* **What is needed**: Retype the whole listing verbatim and keep the pictures out of it.

— start Recorded information —

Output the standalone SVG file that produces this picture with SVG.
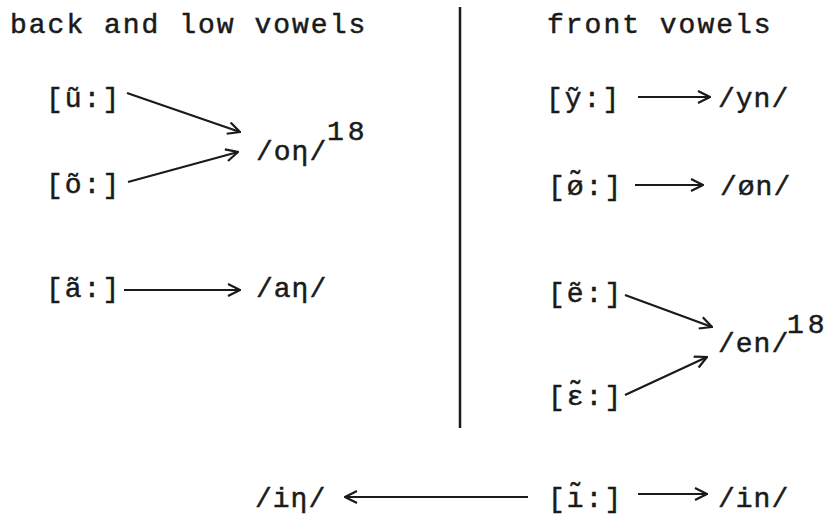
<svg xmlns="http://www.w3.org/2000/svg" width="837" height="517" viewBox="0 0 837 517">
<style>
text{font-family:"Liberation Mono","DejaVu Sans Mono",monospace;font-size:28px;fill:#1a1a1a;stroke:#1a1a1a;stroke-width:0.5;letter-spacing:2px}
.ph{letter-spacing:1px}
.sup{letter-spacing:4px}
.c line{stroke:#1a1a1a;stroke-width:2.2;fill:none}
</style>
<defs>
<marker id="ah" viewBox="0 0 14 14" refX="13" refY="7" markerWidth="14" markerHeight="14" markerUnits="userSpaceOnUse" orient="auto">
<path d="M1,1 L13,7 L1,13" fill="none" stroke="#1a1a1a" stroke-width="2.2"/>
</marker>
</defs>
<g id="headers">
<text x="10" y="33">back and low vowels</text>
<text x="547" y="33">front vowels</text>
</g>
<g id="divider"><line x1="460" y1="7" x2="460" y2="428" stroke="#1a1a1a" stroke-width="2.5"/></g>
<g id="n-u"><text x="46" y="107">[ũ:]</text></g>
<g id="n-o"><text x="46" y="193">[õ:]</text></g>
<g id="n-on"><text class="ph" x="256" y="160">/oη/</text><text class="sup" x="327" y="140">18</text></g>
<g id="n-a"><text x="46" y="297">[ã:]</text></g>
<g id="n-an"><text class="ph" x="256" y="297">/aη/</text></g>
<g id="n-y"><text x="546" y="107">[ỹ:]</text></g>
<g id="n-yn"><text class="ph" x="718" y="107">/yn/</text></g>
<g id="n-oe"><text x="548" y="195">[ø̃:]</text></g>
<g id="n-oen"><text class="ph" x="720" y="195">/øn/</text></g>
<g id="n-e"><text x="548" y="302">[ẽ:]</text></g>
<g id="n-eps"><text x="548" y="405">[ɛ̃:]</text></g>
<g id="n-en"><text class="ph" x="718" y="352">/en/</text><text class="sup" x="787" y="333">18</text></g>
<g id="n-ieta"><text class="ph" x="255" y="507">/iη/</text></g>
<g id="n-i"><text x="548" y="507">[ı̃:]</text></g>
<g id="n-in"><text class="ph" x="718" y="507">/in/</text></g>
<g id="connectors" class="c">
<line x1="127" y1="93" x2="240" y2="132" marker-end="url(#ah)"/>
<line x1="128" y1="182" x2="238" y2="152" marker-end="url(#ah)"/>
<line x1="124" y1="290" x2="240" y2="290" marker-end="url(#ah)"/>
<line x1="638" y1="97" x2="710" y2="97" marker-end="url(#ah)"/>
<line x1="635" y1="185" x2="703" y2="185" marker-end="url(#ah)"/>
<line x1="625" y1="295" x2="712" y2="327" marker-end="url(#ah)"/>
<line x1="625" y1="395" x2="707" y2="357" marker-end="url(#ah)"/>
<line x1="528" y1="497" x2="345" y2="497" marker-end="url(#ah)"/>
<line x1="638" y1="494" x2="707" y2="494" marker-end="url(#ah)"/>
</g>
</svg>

— end Recorded information —

* **The completed task**:
Output the standalone SVG file that produces this picture with SVG.
<svg xmlns="http://www.w3.org/2000/svg" width="837" height="517" viewBox="0 0 837 517">
<style>
text{font-family:"Liberation Mono","DejaVu Sans Mono",monospace;font-size:28px;fill:#1a1a1a;stroke:#1a1a1a;stroke-width:0.5;letter-spacing:2px}
.ph{letter-spacing:1px}
.sup{letter-spacing:4px}
.c line{stroke:#1a1a1a;stroke-width:2.2;fill:none}
</style>
<defs>
<marker id="ah" viewBox="0 0 14 14" refX="13" refY="7" markerWidth="14" markerHeight="14" markerUnits="userSpaceOnUse" orient="auto">
<path d="M1,1 L13,7 L1,13" fill="none" stroke="#1a1a1a" stroke-width="2.2"/>
</marker>
</defs>
<g id="headers">
<text x="10" y="33">back and low vowels</text>
<text x="547" y="33">front vowels</text>
</g>
<g id="divider"><line x1="460" y1="7" x2="460" y2="428" stroke="#1a1a1a" stroke-width="2.5"/></g>
<g id="n-u"><text x="46" y="107">[ũ:]</text></g>
<g id="n-o"><text x="46" y="193">[õ:]</text></g>
<g id="n-on"><text class="ph" x="256" y="160">/oη/</text><text class="sup" x="327" y="140">18</text></g>
<g id="n-a"><text x="46" y="297">[ã:]</text></g>
<g id="n-an"><text class="ph" x="256" y="297">/aη/</text></g>
<g id="n-y"><text x="546" y="107">[ỹ:]</text></g>
<g id="n-yn"><text class="ph" x="718" y="107">/yn/</text></g>
<g id="n-oe"><text x="548" y="195">[ø̃:]</text></g>
<g id="n-oen"><text class="ph" x="720" y="195">/øn/</text></g>
<g id="n-e"><text x="548" y="302">[ẽ:]</text></g>
<g id="n-eps"><text x="548" y="405">[ɛ̃:]</text></g>
<g id="n-en"><text class="ph" x="718" y="352">/en/</text><text class="sup" x="787" y="333">18</text></g>
<g id="n-ieta"><text class="ph" x="255" y="507">/iη/</text></g>
<g id="n-i"><text x="548" y="507">[ı̃:]</text></g>
<g id="n-in"><text class="ph" x="718" y="507">/in/</text></g>
<g id="connectors" class="c">
<line x1="127" y1="93" x2="240" y2="132" marker-end="url(#ah)"/>
<line x1="128" y1="182" x2="238" y2="152" marker-end="url(#ah)"/>
<line x1="124" y1="290" x2="240" y2="290" marker-end="url(#ah)"/>
<line x1="638" y1="97" x2="710" y2="97" marker-end="url(#ah)"/>
<line x1="635" y1="185" x2="703" y2="185" marker-end="url(#ah)"/>
<line x1="625" y1="295" x2="712" y2="327" marker-end="url(#ah)"/>
<line x1="625" y1="395" x2="707" y2="357" marker-end="url(#ah)"/>
<line x1="528" y1="497" x2="345" y2="497" marker-end="url(#ah)"/>
<line x1="638" y1="494" x2="707" y2="494" marker-end="url(#ah)"/>
</g>
</svg>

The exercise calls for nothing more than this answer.